Continuous Harvesting

You can harvest ginger at any time while it’s growing, even if the plants are not fully mature. If you want to harvest it without killing the plant, gently dig into the soil to locate a rhizome. Cut part of the rhizome off the main plant using a clean, sharp knife. Cover the area with soil again and water the plant.

If you’ll be harvesting continuously, it’s best to keep multiple plants and harvest from different ones each time to allow each plant time to grow between harvests. Harvesting from the same plant regularly can stunt the growth of the plant and put it at a greater risk of disease.

Storing Ginger

Ginger can be stored in a pantry, fridge, or the freezer.

For pantry storage, place the ginger roots in a cool, dark place. It’s likely to last for 1-2 months in the pantry. The cooler and drier the storage space is, the longer it’s likely to last. Do not store ginger in the pantry if it’s already been cut or peeled.

In the fridge, fresh ginger can last up to 3 months. Unpeeled, uncut ginger roots will last longer in the fridge than in the pantry. If the ginger is cut or peeled already, it will likely last 3-4 weeks in the fridge. For best results, put the ginger in an airtight bag or container, but you can also store it as is.

Storing ginger in the freezer will keep it good for longer, but you need to do some prep work ahead of time. Wash and peel the ginger, then place it in freezer-safe containers or bags and put it in the freezer. You can also chop the ginger into smaller portions to make it easier to use later on, or even grate it and freeze it in blocks. In the freezer, ginger will stay fresh and keep its zing for 5-6 months. It will still be good after this time for 12 months or more, but the spicy taste will diminish over time.

Making Ginger Powder

If you’re growing a lot of ginger and you want to use it year round, the best thing to do is turn it into ginger powder. Powdered ginger can last for up to 2 years or more in your pantry.

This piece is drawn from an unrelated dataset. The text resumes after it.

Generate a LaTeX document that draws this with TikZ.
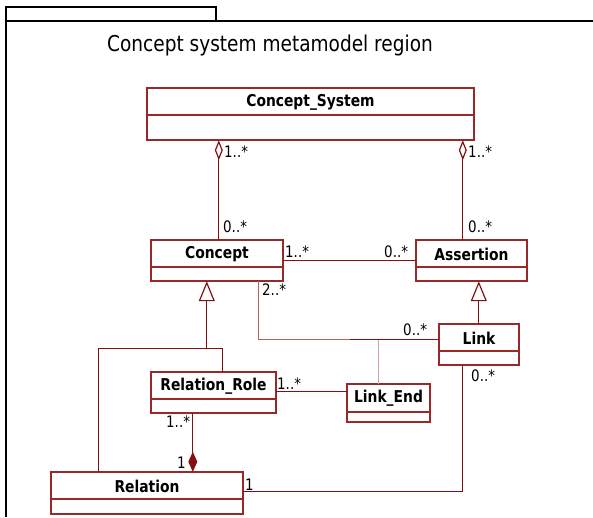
\documentclass[tikz,border=0pt]{standalone}
\usepackage{fontspec}
\setmainfont{DejaVu Sans}[FakeStretch=0.85]
\usetikzlibrary{arrows.meta,calc,fit}
\definecolor{boxc}{RGB}{155,40,40}
\definecolor{linec}{RGB}{135,15,15}
\definecolor{lightc}{RGB}{210,160,160}
\definecolor{midc}{RGB}{185,95,95}
\tikzset{
  boxline/.style={draw=boxc, line width=1.3pt},
  conn/.style={draw=linec, line width=1.2pt},
  clsname/.style={font=\fontsize{16.3}{18}\selectfont\bfseries, inner sep=0pt},
  mult/.style={font=\fontsize{15.8}{17}\selectfont, inner sep=0pt, anchor=west},
  agg/.style={{Diamond[open,length=20pt,width=8pt]}-},
  comp/.style={{Diamond[length=20pt,width=9pt]}-},
  gen/.style={{Triangle[open,length=20pt,width=16pt]}-},
}
\newcommand\umlcls[7]{%
  \draw[boxline, fill=white] (#2,#3) rectangle (#4,#5);
  \draw[boxline] (#2,#6) -- (#4,#6);
  \node[fit={(#2,#3)(#4,#5)}, inner sep=0pt, name=#1] {};
  \node[clsname, name=#1-t] at ({(#2+#4)/2},{(#3+#6)/2+0.5}) {#7};
}
\begin{document}
\begin{tikzpicture}[x=1pt,y=-1pt]
\useasboundingbox (0,0) rectangle (593,517);
% frame
\draw[black, line width=1.4pt] (6,21) rectangle (216,7);
\draw[black, line width=1.4pt] (593,21) -- (6,21) -- (6,517);
\node[font=\fontsize{21.8}{24}\selectfont, inner sep=0pt, name=title] at (270,45) {Concept system metamodel region};

% classes
\umlcls{cs}{147}{88}{474}{140}{115}{Concept\_System}
\umlcls{concept}{151}{240}{283}{281}{267}{Concept}
\umlcls{assertion}{416}{240}{527}{281}{267}{Assertion}
\umlcls{rrole}{151}{372}{276}{413}{399}{Relation\_Role}
\umlcls{linkend}{347}{384}{430}{422}{412}{Link\_End}
\umlcls{link}{439}{324}{519}{365}{351}{Link}
\umlcls{relation}{51}{472}{243}{514}{499}{Relation}

% aggregations
\draw[conn, agg] ($(cs.south west)+(72,0)$) -- ($(concept.north west)+(68,0)$);
\draw[conn, agg] ($(cs.south west)+(316,0)$) -- ($(assertion.north west)+(47,0)$);
% concept - assertion
\draw[conn] (concept.east) -- (assertion.west);
% generalization concept
\draw[conn, gen] ($(concept.south west)+(56,0)$) -- ++(0,67) coordinate (g1);
\draw[conn] ($(rrole.north west)+(72,0)$) |- (g1) -| ($(relation.north west)+(48,0)$);
% concept - link
\draw[draw=midc, line width=1.2pt] ($(concept.south west)+(108,0)$) |- ($(link.north west)+(0,16)$);
\draw[conn] ($(link.north west)+(-89,16)$) coordinate (lk) -- ($(link.north west)+(0,16)$);
% association class link end
\draw[draw=lightc, line width=1.2pt] ($(linkend.north west)+(32,0)$) -- ($(linkend.north west)+(32,-44)$);
% relation role - link end
\draw[conn] ($(rrole.north east)+(0,20)$) -- ($(linkend.north west)+(0,8)$);
% composition
\draw[conn, comp] ($(relation.north west)+(142,0)$) -- ($(rrole.south west)+(42,0)$);
% generalization assertion
\draw[conn, gen] ($(assertion.south west)+(63,0)$) -- ($(link.north west)+(40,0)$);
% link - relation
\draw[conn] ($(link.south west)+(24,0)$) |- ($(relation.north east)+(0,20)$);

% multiplicities
\node[mult, name=m1] at (224,152) {1..*};
\node[mult, name=m2] at (468,152) {1..*};
\node[mult, name=m3] at (223,227) {0..*};
\node[mult, name=m4] at (468,227) {0..*};
\node[mult, name=m5] at (285,252) {1..*};
\node[mult, name=m6] at (384,252) {0..*};
\node[mult, name=m7] at (262,290) {2..*};
\node[mult, name=m8] at (403,330) {0..*};
\node[mult, name=m9] at (471,376) {0..*};
\node[mult, name=m10] at (277,384) {1..*};
\node[mult, name=m11] at (166,422) {1..*};
\node[mult, name=m12] at (177,463) {1};
\node[mult, name=m13] at (245,485) {1};
\end{tikzpicture}
\end{document}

Here are the steps to making powdered ginger from your fresh ginger harvest:

  1. Wash and peel your ginger roots
  2. Grate all the ginger and spread it out on a flat tray
  3. Dry out ginger gratings completely, either by leaving the tray in the sun for 1-2 days or by putting the gratings in a dehydrator or oven. Ginger should be completely dry before moving to the next step
  4. Grind up the dry ginger into a fine powder, using either a spice grinder, coffee grinder, or a mortar and pestle
  5. Pour the powder through a fine sifter to remove any large chunks. These chunks can be ground up again and resifted or stored separately to use right away

Store your freshly made ginger powder in a sealed container in the pantry or fridge. Keep moisture out of the container if you want it to last as long as possible.  

How Long Does Ginger Take to Grow?

Ginger plants grown from small rhizomes can take anywhere from 8-10 months to be fully mature and to die back for harvest. However, the rhizomes are growing continuously, and you can begin to do partial harvests within 2-3 months of planting if you’re going to be harvesting as you go.

You can track ginger growth by looking at the shoots and stems. As the rhizome spreads and goes through growth phases, new shoots are likely to pop up. This can show you how much the originally planted ginger is expanding and give you a good idea of what’s going on under the soil.

Does Ginger Grow Well in Containers?

Ginger is a fantastic container plant! As long as you give it the space it needs for its roots, ginger will thrive in a plant pot, grow bag, or other type of planter. Look after your ginger well and it will give you a great harvest, no matter what you’re growing it in.